■ **Working data**:

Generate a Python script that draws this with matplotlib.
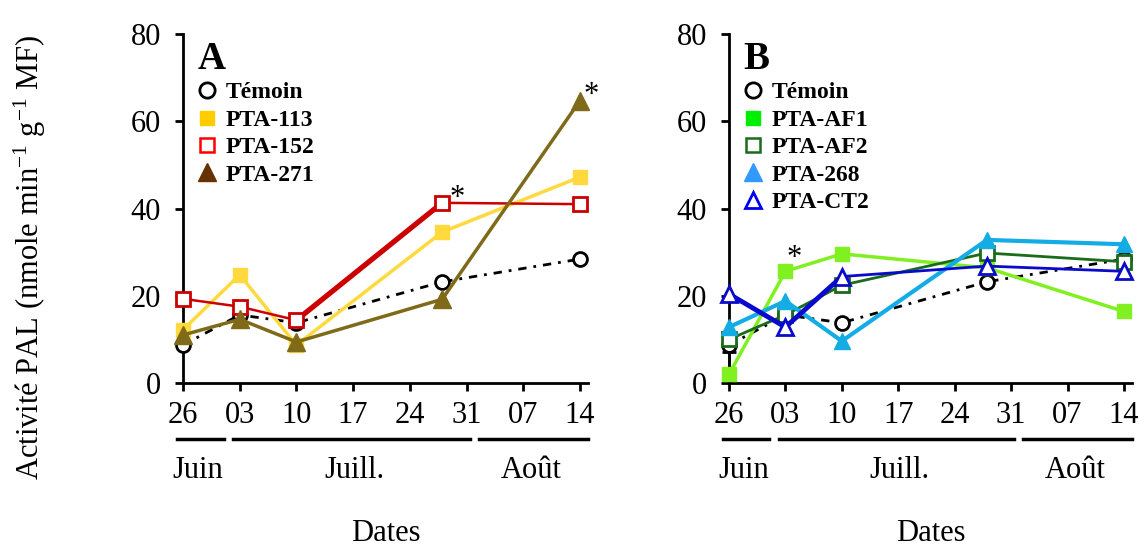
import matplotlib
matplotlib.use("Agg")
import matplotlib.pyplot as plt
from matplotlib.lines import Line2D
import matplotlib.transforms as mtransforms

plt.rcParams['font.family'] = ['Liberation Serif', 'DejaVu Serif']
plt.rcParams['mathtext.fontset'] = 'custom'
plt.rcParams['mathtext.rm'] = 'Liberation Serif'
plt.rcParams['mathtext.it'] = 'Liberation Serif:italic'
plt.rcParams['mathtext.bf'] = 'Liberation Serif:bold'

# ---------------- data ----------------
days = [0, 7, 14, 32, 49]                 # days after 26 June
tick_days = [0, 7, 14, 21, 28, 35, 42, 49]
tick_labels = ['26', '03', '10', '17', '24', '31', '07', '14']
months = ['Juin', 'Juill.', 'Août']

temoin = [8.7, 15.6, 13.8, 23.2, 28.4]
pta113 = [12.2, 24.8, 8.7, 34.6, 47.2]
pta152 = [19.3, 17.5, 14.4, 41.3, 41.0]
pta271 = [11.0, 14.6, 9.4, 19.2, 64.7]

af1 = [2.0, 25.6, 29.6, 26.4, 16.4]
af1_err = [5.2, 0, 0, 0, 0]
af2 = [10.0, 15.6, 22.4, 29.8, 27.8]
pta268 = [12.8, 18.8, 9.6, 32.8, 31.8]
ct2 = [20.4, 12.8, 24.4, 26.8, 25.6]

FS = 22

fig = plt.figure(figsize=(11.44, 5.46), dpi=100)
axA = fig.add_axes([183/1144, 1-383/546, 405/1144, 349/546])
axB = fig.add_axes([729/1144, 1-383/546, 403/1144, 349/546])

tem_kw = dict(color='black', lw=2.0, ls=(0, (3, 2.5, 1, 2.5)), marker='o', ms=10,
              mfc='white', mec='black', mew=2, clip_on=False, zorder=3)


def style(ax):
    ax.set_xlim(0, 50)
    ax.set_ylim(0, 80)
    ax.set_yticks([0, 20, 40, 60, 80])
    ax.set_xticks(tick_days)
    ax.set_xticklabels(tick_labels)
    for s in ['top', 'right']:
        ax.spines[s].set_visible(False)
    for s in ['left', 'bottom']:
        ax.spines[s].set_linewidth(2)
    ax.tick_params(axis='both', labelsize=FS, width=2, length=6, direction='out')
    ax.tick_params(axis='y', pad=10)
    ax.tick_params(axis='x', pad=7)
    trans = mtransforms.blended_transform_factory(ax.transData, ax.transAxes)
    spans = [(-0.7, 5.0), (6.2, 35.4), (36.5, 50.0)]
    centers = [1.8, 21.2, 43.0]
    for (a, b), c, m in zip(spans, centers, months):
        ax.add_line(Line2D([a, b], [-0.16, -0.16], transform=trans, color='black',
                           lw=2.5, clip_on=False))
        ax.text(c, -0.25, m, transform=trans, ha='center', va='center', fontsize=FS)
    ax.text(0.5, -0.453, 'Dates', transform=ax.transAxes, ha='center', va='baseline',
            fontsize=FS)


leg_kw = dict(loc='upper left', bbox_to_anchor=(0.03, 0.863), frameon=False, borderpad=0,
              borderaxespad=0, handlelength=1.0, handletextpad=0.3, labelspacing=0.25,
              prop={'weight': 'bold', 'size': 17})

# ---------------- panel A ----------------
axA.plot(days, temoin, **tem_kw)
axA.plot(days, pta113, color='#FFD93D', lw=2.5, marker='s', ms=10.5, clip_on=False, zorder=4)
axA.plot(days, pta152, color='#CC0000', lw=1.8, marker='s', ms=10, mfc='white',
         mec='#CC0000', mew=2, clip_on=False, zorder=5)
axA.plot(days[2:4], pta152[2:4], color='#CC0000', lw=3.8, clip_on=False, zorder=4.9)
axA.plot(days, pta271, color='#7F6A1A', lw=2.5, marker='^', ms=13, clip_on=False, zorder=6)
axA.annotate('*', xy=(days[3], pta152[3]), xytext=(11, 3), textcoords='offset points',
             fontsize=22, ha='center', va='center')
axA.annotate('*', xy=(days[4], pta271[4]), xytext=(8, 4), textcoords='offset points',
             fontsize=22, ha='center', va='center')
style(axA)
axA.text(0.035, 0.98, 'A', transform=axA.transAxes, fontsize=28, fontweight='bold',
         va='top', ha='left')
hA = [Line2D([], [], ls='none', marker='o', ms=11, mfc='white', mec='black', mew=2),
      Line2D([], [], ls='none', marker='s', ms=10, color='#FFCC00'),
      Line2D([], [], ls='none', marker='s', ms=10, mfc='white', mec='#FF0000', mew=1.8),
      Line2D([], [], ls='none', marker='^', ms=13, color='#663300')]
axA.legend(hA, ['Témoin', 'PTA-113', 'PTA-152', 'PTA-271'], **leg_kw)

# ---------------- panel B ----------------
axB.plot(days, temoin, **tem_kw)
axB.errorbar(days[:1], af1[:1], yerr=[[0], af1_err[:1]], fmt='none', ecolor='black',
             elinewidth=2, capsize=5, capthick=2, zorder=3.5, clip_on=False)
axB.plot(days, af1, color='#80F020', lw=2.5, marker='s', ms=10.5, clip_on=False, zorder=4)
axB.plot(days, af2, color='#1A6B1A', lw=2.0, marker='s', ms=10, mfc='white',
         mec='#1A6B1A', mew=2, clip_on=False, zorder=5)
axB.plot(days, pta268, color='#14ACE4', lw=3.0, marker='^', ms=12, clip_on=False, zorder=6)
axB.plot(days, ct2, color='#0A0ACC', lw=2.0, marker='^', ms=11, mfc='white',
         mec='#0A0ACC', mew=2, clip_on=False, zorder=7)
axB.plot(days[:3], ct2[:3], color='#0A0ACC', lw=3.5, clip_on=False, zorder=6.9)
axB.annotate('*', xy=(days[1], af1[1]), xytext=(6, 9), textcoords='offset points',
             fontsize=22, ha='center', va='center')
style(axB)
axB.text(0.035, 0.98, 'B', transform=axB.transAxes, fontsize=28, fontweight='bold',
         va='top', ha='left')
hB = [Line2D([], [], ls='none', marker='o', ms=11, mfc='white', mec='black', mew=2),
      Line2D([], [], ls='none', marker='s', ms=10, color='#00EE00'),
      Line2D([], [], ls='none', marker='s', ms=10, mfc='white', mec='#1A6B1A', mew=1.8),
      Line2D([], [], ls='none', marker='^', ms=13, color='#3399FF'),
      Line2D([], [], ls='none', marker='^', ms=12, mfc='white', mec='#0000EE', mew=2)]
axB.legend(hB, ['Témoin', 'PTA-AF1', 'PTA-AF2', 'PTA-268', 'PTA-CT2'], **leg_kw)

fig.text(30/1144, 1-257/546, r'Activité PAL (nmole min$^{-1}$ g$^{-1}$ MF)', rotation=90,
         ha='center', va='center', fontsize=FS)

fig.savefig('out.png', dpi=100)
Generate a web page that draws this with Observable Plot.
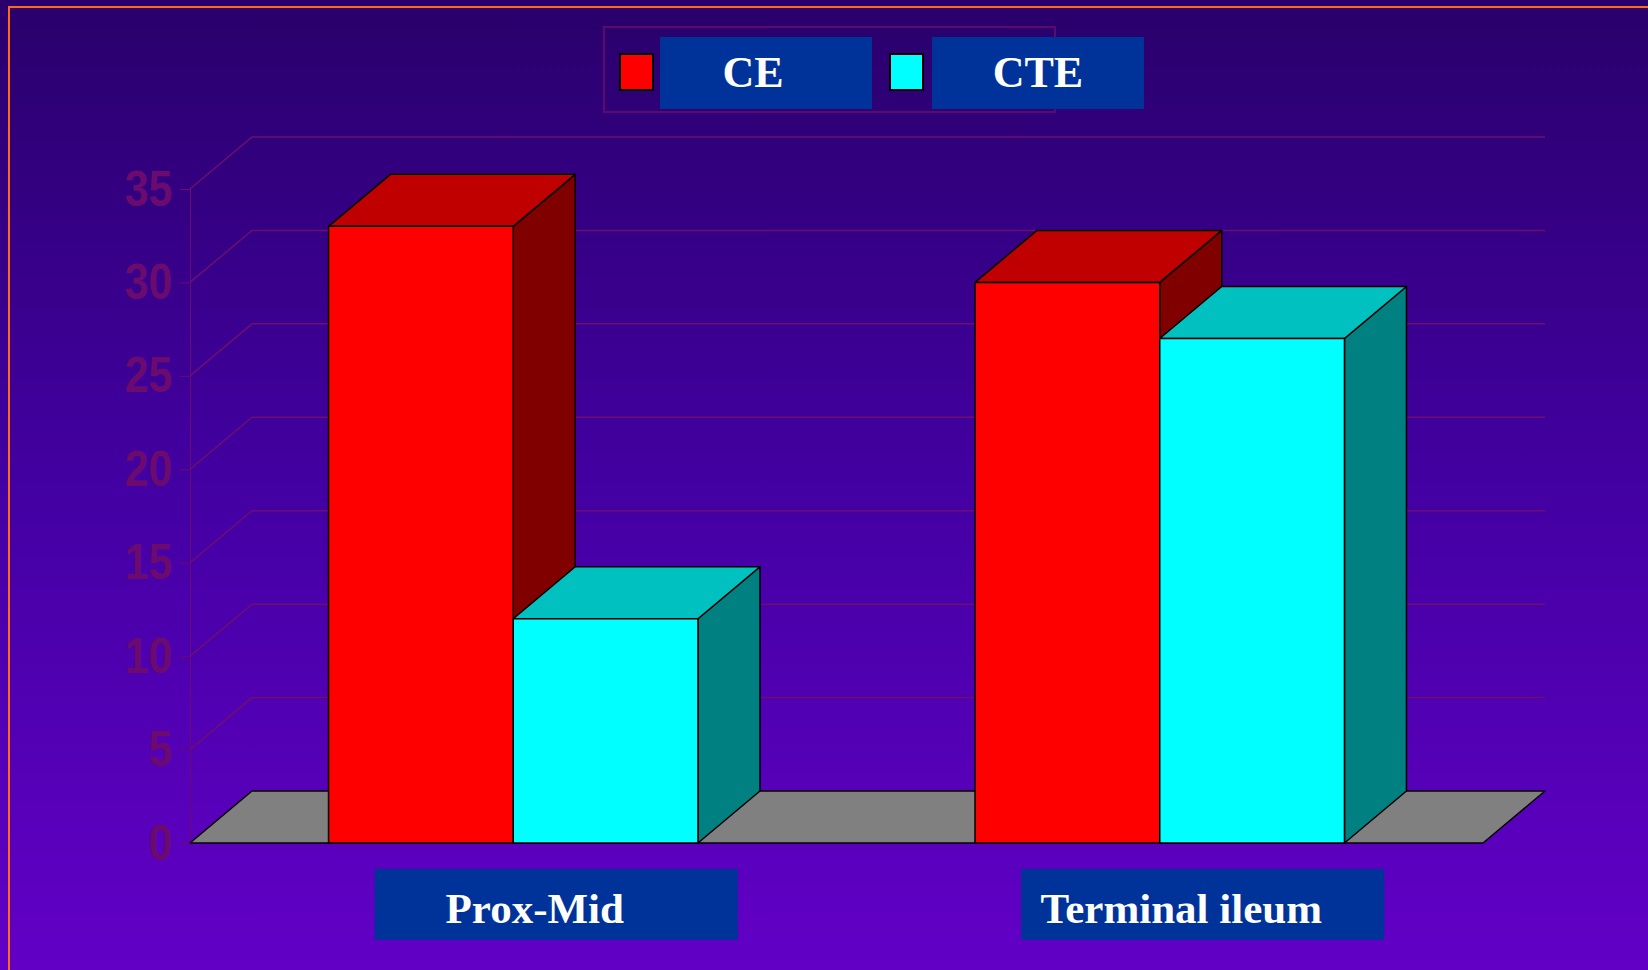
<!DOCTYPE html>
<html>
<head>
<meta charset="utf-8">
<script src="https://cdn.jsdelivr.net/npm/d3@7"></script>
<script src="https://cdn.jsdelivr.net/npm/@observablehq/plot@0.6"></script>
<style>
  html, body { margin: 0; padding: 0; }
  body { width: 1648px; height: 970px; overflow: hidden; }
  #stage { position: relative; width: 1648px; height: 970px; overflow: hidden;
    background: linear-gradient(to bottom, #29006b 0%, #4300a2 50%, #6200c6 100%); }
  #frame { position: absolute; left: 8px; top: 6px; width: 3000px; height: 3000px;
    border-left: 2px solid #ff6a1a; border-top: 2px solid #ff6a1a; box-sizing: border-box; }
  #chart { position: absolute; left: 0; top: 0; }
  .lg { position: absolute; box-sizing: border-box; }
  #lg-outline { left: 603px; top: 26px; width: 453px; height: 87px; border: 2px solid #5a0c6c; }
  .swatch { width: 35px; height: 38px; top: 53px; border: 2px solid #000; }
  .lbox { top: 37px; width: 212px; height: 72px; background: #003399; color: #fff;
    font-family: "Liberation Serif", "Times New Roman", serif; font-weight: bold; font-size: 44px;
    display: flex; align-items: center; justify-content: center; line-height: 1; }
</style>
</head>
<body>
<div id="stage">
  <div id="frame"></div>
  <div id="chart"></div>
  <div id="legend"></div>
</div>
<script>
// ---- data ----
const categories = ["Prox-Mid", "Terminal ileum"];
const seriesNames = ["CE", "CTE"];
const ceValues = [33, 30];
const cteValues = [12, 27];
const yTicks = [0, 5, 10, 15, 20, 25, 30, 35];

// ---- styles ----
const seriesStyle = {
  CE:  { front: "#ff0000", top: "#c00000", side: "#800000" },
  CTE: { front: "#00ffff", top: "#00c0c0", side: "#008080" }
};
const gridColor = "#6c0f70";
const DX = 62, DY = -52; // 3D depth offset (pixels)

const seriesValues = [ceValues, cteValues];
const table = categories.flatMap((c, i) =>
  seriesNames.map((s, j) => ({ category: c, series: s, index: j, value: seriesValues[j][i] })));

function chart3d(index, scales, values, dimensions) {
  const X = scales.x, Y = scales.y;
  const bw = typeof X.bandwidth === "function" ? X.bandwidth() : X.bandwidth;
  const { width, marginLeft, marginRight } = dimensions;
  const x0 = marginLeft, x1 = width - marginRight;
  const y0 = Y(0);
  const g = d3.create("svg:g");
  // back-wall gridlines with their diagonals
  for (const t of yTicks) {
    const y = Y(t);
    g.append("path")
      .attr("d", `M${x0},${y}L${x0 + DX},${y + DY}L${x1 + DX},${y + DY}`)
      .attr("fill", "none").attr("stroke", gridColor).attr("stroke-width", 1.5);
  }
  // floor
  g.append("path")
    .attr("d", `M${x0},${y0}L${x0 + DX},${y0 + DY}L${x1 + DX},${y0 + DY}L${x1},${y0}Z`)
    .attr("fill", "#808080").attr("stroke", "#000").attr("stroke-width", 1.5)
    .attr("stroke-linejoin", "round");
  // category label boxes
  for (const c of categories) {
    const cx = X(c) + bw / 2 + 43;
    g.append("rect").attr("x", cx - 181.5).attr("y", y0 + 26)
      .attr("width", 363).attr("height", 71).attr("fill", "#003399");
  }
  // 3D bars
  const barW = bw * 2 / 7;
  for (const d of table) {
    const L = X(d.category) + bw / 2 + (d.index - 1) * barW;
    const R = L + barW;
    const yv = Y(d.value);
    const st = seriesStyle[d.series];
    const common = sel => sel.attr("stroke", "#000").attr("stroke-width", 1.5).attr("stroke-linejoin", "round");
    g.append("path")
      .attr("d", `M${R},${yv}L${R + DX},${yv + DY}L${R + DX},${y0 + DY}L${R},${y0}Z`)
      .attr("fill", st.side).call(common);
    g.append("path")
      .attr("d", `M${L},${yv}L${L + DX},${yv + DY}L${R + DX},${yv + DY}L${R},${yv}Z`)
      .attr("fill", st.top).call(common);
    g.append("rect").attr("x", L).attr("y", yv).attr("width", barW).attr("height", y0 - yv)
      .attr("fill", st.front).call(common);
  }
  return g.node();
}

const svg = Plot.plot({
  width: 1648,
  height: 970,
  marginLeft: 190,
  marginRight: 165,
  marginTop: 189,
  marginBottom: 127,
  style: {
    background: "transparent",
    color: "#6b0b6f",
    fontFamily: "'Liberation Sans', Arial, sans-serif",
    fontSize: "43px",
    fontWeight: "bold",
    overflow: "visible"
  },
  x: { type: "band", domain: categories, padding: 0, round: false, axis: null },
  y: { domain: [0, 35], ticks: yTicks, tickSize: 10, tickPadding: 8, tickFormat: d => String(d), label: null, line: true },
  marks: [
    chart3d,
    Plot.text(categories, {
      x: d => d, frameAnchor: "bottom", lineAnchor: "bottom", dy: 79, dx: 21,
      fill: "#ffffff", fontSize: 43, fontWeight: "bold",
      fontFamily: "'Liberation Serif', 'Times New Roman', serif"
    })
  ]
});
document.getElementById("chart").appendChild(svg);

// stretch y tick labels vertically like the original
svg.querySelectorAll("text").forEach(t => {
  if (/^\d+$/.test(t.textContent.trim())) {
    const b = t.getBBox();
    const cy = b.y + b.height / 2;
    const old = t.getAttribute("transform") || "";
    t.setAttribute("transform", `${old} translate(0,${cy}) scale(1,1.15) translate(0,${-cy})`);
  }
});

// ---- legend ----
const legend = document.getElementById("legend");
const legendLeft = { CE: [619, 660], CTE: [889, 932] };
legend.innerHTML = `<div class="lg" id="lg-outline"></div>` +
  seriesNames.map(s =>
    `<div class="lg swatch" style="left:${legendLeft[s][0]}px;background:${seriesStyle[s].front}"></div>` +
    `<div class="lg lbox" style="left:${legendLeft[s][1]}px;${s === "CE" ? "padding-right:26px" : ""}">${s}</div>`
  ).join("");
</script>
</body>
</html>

■ **Exercise description**:
From the opening line of the entries above to the line containing "plt.rcParams['mathtext.bf'] = 'Liberation", please transcribe each line exactly, skipping every picture.

■ **Finished answer**:
Generate a Python script that draws this with matplotlib.
import matplotlib
matplotlib.use("Agg")
import matplotlib.pyplot as plt
from matplotlib.lines import Line2D
import matplotlib.transforms as mtransforms

plt.rcParams['font.family'] = ['Liberation Serif', 'DejaVu Serif']
plt.rcParams['mathtext.fontset'] = 'custom'
plt.rcParams['mathtext.rm'] = 'Liberation Serif'
plt.rcParams['mathtext.it'] = 'Liberation Serif:italic'
plt.rcParams['mathtext.bf'] = 'Liberation Serif:bold'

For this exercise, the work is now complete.